What The Storm Data Actually Says

Let me be straight with you, because accuracy matters more than drama.

For today, the Storm Prediction Center has a Slight Risk of severe storms running from central Oklahoma across the Mid-South to the Carolina coast, plus southern Arizona. Slight Risk is level 2 of 5. The main hazard is damaging wind, with a 15 percent scattered damaging wind threat in the higher-end zone. Tornado and hail chances are low, around 2 and 5 percent.

For Sunday, that severe threat slides east into eastern Georgia and the Carolinas. Same story: mostly a wind threat, with Charleston, Columbia, and Charlotte in the Slight Risk. Arizona's monsoon keeps the desert Southwest in play too.

There's also a Slight Risk of excessive rainfall, which is a flash flood concern, from eastern Kentucky and Tennessee into the Carolinas through Sunday and into the central Gulf Coast on Monday. That matters because this region has already taken a beating. Just yesterday a spotter near Oates, Missouri measured 12.25 inches of rain and the Weather Service issued a Particularly Dangerous Situation Flash Flood Emergency. When soil is already soaked, it takes a lot less rain to cause trouble.

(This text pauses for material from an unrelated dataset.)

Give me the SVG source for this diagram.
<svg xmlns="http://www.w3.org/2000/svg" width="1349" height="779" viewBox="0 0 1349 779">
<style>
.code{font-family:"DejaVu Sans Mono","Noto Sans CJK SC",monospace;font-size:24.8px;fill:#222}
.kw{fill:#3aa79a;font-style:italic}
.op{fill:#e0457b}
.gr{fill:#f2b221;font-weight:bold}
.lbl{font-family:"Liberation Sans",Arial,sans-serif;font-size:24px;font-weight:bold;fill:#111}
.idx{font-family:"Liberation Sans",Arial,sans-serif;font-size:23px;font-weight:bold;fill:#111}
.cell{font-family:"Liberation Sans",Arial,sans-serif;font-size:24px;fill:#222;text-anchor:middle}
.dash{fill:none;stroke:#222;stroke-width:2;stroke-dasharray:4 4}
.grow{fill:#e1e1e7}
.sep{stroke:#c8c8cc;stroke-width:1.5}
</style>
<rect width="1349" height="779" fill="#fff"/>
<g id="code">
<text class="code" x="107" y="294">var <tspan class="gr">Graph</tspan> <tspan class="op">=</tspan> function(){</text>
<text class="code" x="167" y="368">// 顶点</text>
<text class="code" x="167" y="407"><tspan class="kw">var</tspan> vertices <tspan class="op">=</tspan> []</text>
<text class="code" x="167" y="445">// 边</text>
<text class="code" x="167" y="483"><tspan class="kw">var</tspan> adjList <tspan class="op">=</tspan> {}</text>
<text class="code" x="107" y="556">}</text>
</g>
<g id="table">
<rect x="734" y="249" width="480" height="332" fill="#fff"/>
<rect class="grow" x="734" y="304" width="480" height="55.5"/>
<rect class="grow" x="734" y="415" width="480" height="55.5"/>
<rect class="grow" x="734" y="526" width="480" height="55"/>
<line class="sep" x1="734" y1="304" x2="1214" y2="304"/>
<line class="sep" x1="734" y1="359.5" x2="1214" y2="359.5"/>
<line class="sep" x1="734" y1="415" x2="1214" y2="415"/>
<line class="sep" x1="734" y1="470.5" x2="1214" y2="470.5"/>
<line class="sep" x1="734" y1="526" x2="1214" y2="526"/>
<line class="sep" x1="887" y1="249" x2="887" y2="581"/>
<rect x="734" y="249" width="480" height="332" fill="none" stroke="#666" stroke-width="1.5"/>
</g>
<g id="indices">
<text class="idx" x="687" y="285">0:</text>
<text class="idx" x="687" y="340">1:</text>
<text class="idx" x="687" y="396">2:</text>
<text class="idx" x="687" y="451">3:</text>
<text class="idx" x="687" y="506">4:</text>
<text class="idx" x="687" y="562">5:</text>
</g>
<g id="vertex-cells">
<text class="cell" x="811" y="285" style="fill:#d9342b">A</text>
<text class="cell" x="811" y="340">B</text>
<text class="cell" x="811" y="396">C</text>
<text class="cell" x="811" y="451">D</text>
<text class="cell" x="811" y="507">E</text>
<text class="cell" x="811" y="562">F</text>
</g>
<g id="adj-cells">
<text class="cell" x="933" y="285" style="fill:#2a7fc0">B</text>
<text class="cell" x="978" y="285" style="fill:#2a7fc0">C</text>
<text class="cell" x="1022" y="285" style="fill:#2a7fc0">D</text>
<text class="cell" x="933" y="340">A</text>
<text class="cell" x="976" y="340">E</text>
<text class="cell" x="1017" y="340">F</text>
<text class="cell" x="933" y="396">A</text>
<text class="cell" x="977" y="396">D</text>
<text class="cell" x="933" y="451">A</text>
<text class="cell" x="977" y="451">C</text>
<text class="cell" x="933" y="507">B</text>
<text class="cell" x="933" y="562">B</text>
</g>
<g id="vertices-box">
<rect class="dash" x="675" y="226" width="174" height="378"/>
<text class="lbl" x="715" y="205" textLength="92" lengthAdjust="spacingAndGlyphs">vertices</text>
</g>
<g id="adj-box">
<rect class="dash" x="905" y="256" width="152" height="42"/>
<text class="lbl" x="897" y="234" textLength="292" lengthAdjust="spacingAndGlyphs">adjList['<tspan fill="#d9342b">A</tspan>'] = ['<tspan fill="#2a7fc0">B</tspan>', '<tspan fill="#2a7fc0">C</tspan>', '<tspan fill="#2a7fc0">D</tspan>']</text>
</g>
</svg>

Connecting It To The Weekend

So how does this touch the sports crowd?

  • The World Cup Final, MetLife Stadium, July 19. That's more than a week out, so nailing down a forecast isn't honest yet. But the SPC's extended outlook does flag a 15 percent severe area over the I-95 corridor, including Philadelphia and the Mid-Atlantic, around that timeframe. That's worth watching, not worrying about. History backs the caution: the 2012 derecho and July 2021 Pennsylvania tornadoes both remind us the Mid-Atlantic can produce real July severe weather.
  • MLB All-Star Game, Philadelphia, July 14. Same corridor, same pattern. Summer evening storms are part of the deal in the Northeast this time of year. Philadelphia's normal mid-July high is 87.
  • WNBA in Dallas, Chicago Sky at the Wings, Sunday night. Dallas sits near the edge of the storm zone, and normal highs there run 97 this time of year. Heat and a stray storm are both in play.

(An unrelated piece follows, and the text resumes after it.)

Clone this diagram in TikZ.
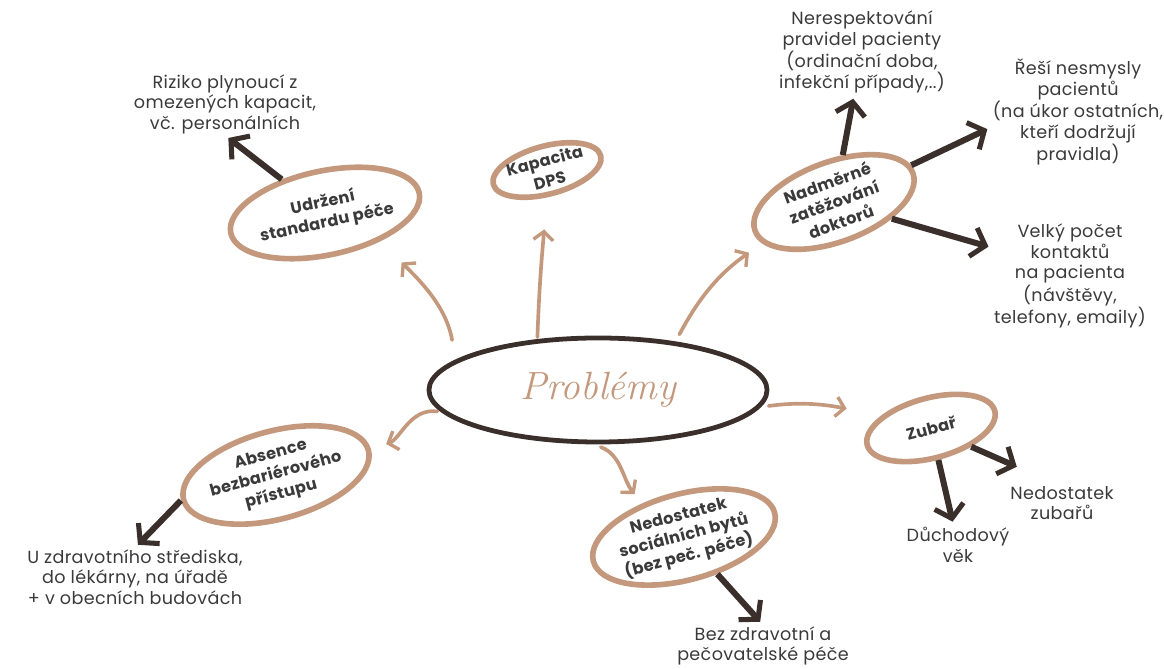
\documentclass[tikz,border=0pt]{standalone}
\usepackage{fontspec}
\setsansfont{Poppins}[LetterSpace=2]
\usetikzlibrary{shapes.geometric,arrows.meta}
\definecolor{tanc}{RGB}{196,152,124}
\definecolor{darkc}{RGB}{59,47,43}
\definecolor{textc}{RGB}{58,58,58}
\tikzset{
  topic/.style={ellipse, draw=tanc, line width=4pt, inner sep=0pt, text=textc,
    font=\sffamily\bfseries\fontsize{11.5}{14.5}\selectfont, align=center},
  note/.style={font=\sffamily\fontsize{12.5}{14.6}\selectfont, text=textc, align=center, inner sep=1pt},
  tanarrow/.style={draw=tanc, line width=2.6pt, line cap=round,
    -{Straight Barb[length=6pt,width=14pt,line width=2.4pt]}},
  darkarrow/.style={draw=darkc, line width=4.3pt, shorten >=3pt,
    -{Straight Barb[length=9pt,width=21pt,line width=3.6pt]}}
}
\begin{document}
\begin{tikzpicture}[x=0.025cm,y=0.025cm]
  \useasboundingbox (0,0) rectangle (1164,669);
  % centre
  \node[ellipse, draw=darkc, line width=3.4pt, minimum width=8.45cm, minimum height=2.6cm,
        text=tanc, font=\rmfamily\itshape\fontsize{28}{30}\selectfont] (prob) at (598,279) {Problémy};
  % topics
  \node[topic, rotate=12, minimum width=4.5cm, minimum height=2.1cm] (udr) at (325,456) {Udržení\\standardu péče};
  \node[topic, rotate=15, minimum width=2.4cm, minimum height=1.2cm] (kap) at (547,499) {Kapacita\\DPS};
  \node[topic, rotate=20, minimum width=4.2cm, minimum height=2.0cm] (nad) at (834,467) {Nadměrné\\zatěžování\\doktorů};
  \node[topic, rotate=15, minimum width=3.3cm, minimum height=1.5cm] (zub) at (931,241) {Zubař};
  \node[topic, rotate=15, minimum width=4.6cm, minimum height=2.2cm] (abs) at (276,194) {Absence\\bezbariérového\\přístupu};
  \node[topic, rotate=15, minimum width=4.3cm, minimum height=2.15cm] (ned) at (684,132) {Nedostatek\\sociálních bytů\\(bez peč. péče)};
  % notes
  \node[note] (riz) at (225,565) {Riziko plynoucí z\\omezených kapacit,\\vč. personálních};
  \node[note] (ner) at (862,617) {Nerespektování\\pravidel pacienty\\(ordinační doba,\\infekční případy,..)};
  \node[note] (res) at (1078,557) {Řeší nesmysly\\pacientů\\(na úkor ostatních,\\kteří dodržují\\pravidla)};
  \node[note] (vel) at (1070,393) {Velký počet\\kontaktů\\na pacienta\\(návštěvy,\\telefony, emaily)};
  \node[note] (nzu) at (1062,166) {Nedostatek\\zubařů};
  \node[note] (duc) at (958,124) {Důchodový\\věk};
  \node[note] (uzd) at (135,92) {U zdravotního střediska,\\do lékárny, na úřadě\\+ v obecních budovách};
  \node[note] (bez) at (763,23) {Bez zdravotní a\\pečovatelské péče};
  % tan arrows
  \draw[tanarrow, shorten <=0.5cm, shorten >=0.75cm] (prob.168) to[out=100,in=-45] (udr.-39);
  \draw[tanarrow, shorten <=0.05cm, shorten >=0.8cm] (prob.140) to[out=88,in=-95] (kap.-105);
  \draw[tanarrow, shorten <=0.2cm, shorten >=0.4cm] (prob.32) to[out=62,in=-145] (nad.190);
  \draw[tanarrow, shorten <=0.2cm, shorten >=0.9cm] (prob.-6) to[out=8,in=170] (zub.150);
  \draw[tanarrow, shorten <=0.1cm, shorten >=0.4cm] (prob.188) to[out=172,in=20] (abs.east);
  \draw[tanarrow, shorten <=0.2cm, shorten >=0.3cm] (prob.-95) to[out=-20,in=130] (ned.126);
  % dark arrows
  \foreach \a/\b in {udr/riz.south, nad/ner, nad/res.190, nad/vel.160, zub/duc,
                     abs.west/uzd.north, ned/bez.north}
    \draw[darkarrow] (\a) -- (\b);
  \draw[darkarrow] (zub.-40) -- ([xshift=0.3cm,yshift=0.4cm]nzu.north west);
\end{tikzpicture}
\end{document}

If you're gathering outside to catch a match this weekend anywhere from the Carolinas through the Gulf Coast, the move is simple. Storms in this pattern tend to pop in the afternoon and evening. Have a plan to get indoors quick, because the biggest risk here is wind knocking down trees and power lines. We saw plenty of that across the Carolinas just yesterday, with more than 37,000 customers losing power in North Carolina after 70 mph gusts.

The Good News

Not everybody's under the gun. The best weather this weekend sets up along the northern tier, from the Pacific Northwest through the Upper Midwest into northern New England. Light winds, comfortable dewpoints in the 50s, near-zero rain chances. If you're catching a game up around Minneapolis or Seattle, you've got the nice seats.

The Takeaway

The World Cup is giving us all something to cheer about, and the weather doesn't have to spoil it. Just know the assignment. If you're in the Southeast or the Mid-South this weekend, watch the sky in the afternoon and keep your watch party flexible. If you're out West or up in the Plains, the heat is the story, so hydrate and respect it. And for that Final in Jersey on the 19th, it's too early to call, but the pattern says keep half an eye on the forecast as it gets closer. Weather and soccer have one thing in common right now. Both are worth paying attention to.